We’re all going to fry to death. The media is warning us all to stay indoors with our heads in buckets of iced water. The Government is holding an emergency Cobra meeting to discuss the escalating heat-wave. Sadiq Khan, the worst Mayor of London since the last one, has held meetings with senior officials from the fire brigade, councils, the ambulance service, transport for London and the NHS. The library people probably popped in if they had nice biscuits. I wonder what they talked about? ‘Do you think it’s OK to wear sandals with a suit?’
There are rumours that we could be having the hottest summer since the last hot summer. A red alert has been issued to warn us that the weather could be hotter than at any time since last winter when the bright red alert system was invented.
Schools are closing. Hospitals are cancelling appointments. There are warnings of delays to road, rail and air travel. (How anyone will notice any of this is a mystery).
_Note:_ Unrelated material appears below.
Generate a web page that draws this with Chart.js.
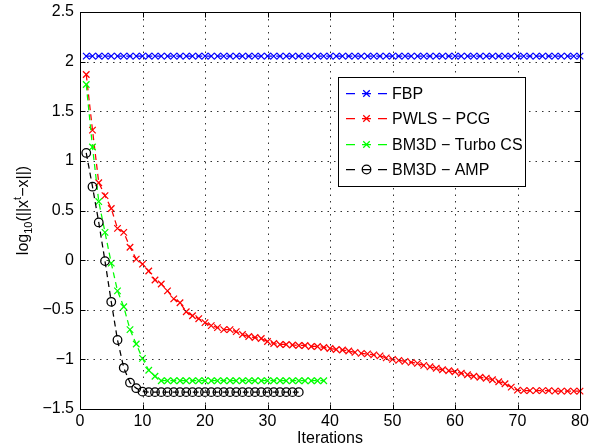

There has been a special warning from the UK Health and Weather Alerts Adviser who said: ‘There is a real risk that ice cream will melt more quickly when the sun is out. To avoid your ice cream falling on the floor or on your shoes it is advisable to lick faster than usual though the public should be aware that this could lead to serious tongue fatigue. To avoid this risk, members of the public, particularly children and the elderly, should only eat ice cream when it is raining.’
The BBC has issued a warning that ‘long tongue fatigue’ is a real risk among civil servants and others who can afford to have long periods away from work without anyone knowing or caring. The symptoms of ‘long tongue fatigue’ include exacerbated dandruff, split hair ends and hard skin on the toe next to the big toe.
The media is in meltdown, of course. When the Government says ‘Scare people out of their underwear’ that’s what it does.
The BBC had a headline which said ‘Avoid heat wave deaths by staying safe – health boss’.
Still, they did give us advice.
Apparently we should keep drinking water.